Ciò posto, nella fattispecie in esame la difesa ha dedotto il travisamento delle dichiarazioni della teste COGNOME NOME, limitandosi ad invitare questa Corte a valutare la sincerità e l’onestà mentale dalla stessa dimostrate, a fronte di una dettagliata spiegazione delle ragioni della sua inattendibilità (pag. 3 della sentenza impugnata).
Le dichiarazioni degli altri soggetti assunti a sommarie informazioni sono inutilizzabili ai sensi dell’art. 350, comma 7, cod. proc. pen., perché, come riportato nella sentenza impugnata, non rientranti tra gli atti depositati nel fascicolo del dibattimento.
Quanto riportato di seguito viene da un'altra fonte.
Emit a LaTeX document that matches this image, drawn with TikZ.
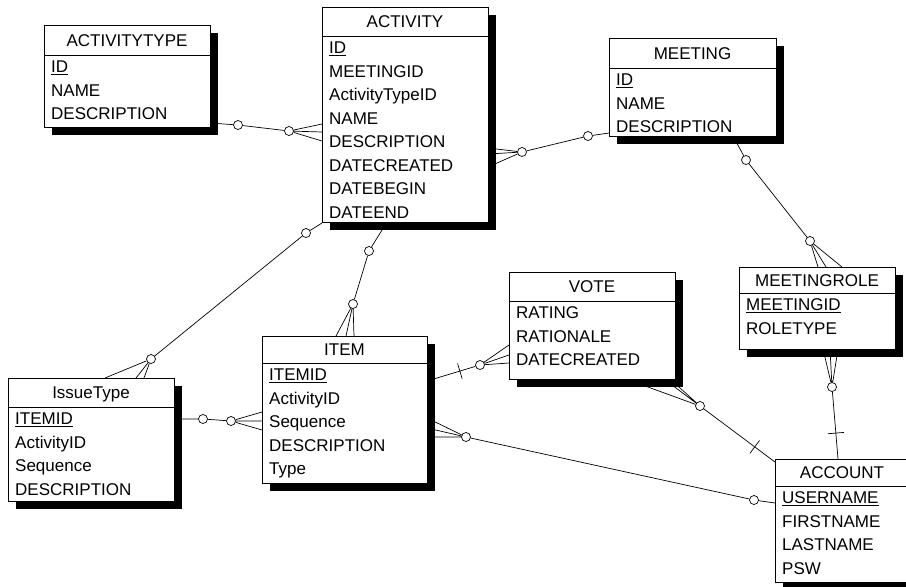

Esse, infatti, potevano essere legittimamente acquisite solo col consenso di entrambe le parti (Sez. 2, n. 26209 del 23/02/2017, Panetta, Rv. 270314). E’ superfluo, pertanto, l’esame delle argomentazioni, sviluppate in via subordinata dalla Corte distrettuale, riguardanti il contenuto delle medesime.
Per le ragioni che precedono, il ricorso va dichiarato inammissibile con conseguente condanna della ricorrente al pagamento delle spese processuali e – non ricorrendo ragioni di esonero – al versamento della somma di euro tremila in favore della Cassa delle ammende.
P.Q.M.
Dichiara inammissibile il ricorso e condanna la ricorrente al pagamento delle spese processuali e della somma di euro tremila alla Cassa delle ammende.
Così deciso in Roma il 14 febbraio 2024.